Under changes introduced in the Act, the existing Short Assured Tenancy (SATs) in Scotland, which can be used flexibly to offer a 10 month tenancy, will be replaced with a potentially indefinite alternative. Importantly, the changes mean that landlords will no longer be able to guarantee possession at the end of an agreed term and also mean they will not be able to bring future tenancies to an end using an accelerated – or no fault – procedure. Instead, the onus will be on renters to give notice to their landlords should they wish to leave.

The majority of student accommodation for the following academic year tends to be arranged in the early months of the calendar year (January and February) which means that many student renters will be reluctant to give notice to their landlords until they can be sure they have secured future lodgings.

What does this all mean?

The Act will create a great deal of uncertainty about whether landlords will be able to provide accommodation for the Fringe – from performers, festivalgoers and students.
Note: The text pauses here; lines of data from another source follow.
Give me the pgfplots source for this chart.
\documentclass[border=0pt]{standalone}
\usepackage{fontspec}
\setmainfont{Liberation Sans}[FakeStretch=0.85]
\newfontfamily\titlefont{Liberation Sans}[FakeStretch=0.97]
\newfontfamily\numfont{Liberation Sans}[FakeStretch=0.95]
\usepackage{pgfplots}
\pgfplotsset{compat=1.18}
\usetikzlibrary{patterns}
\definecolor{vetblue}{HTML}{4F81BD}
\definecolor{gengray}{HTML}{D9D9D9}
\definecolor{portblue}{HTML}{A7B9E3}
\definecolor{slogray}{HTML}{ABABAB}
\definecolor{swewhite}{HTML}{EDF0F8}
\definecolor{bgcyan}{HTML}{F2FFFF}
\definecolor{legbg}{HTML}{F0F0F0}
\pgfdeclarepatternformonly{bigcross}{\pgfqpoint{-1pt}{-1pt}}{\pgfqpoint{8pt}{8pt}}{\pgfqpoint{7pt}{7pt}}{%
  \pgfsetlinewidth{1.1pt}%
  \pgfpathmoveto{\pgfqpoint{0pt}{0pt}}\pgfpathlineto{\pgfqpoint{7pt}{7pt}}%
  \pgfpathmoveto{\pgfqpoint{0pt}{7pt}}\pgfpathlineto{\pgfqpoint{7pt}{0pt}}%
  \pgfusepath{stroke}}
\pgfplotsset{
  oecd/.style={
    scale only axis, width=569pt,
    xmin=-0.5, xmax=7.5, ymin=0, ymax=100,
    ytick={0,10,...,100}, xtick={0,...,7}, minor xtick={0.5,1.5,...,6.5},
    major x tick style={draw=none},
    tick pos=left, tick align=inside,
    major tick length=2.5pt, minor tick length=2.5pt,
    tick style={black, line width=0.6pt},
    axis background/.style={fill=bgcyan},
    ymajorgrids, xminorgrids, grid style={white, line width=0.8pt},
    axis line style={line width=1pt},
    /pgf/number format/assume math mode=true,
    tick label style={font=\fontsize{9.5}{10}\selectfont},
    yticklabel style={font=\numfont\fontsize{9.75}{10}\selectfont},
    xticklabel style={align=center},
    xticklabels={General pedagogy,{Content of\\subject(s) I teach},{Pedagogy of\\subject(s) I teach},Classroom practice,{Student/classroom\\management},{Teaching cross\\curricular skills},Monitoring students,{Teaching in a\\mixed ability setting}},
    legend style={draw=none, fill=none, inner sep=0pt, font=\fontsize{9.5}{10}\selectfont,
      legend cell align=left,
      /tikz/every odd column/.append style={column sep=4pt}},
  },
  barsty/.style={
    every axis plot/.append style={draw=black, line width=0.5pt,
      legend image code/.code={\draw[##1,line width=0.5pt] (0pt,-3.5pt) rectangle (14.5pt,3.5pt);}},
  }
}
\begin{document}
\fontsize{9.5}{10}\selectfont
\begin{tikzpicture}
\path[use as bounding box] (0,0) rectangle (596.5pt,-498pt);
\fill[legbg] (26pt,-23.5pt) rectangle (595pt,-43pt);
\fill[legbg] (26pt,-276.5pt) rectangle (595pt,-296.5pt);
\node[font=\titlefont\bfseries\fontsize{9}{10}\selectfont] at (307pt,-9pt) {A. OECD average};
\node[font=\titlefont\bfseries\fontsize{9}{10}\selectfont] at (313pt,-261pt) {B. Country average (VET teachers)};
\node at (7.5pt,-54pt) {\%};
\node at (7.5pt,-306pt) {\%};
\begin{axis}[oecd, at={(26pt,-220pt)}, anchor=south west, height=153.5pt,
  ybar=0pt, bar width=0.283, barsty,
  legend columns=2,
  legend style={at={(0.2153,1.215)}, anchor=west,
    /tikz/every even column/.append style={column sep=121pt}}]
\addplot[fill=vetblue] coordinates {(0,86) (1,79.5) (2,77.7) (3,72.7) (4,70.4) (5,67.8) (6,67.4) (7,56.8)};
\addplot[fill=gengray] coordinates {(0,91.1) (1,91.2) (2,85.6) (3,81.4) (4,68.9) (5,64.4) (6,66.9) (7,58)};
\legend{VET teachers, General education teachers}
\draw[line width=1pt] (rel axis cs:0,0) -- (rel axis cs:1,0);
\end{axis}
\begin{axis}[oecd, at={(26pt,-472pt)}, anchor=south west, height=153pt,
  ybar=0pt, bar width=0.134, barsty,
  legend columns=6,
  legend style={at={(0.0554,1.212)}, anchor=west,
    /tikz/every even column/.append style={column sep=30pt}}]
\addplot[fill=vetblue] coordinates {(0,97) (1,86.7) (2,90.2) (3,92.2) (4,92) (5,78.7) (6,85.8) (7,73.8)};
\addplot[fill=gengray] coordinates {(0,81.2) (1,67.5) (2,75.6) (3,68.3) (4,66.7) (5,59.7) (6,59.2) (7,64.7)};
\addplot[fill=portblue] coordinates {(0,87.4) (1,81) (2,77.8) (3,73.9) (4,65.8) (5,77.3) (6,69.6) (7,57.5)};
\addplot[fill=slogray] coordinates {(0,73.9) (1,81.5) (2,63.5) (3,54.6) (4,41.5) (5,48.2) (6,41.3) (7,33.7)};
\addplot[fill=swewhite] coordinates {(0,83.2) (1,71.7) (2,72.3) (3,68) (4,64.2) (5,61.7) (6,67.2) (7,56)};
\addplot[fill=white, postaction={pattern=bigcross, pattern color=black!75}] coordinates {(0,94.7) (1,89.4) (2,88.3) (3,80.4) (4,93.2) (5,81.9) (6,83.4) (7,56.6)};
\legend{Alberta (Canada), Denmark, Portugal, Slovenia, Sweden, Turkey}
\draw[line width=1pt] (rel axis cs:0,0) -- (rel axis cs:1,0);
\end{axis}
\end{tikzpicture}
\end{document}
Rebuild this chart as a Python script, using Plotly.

The end to guaranteed possession at the end of fixed-term could create huge chains of people waiting for others to move, leaving landlords unable to guarantee temporary lets during the Fringe and creating difficulty for students who wish to work and study in Edinburgh over the summer by creating a shortage of places to stay.

All in all, the changes to be introduced via the Private Housing (Tenancies)(Scotland) Act will create a situation that results in less supply and greater demand for homes, increasing costs and putting the Festival under threat.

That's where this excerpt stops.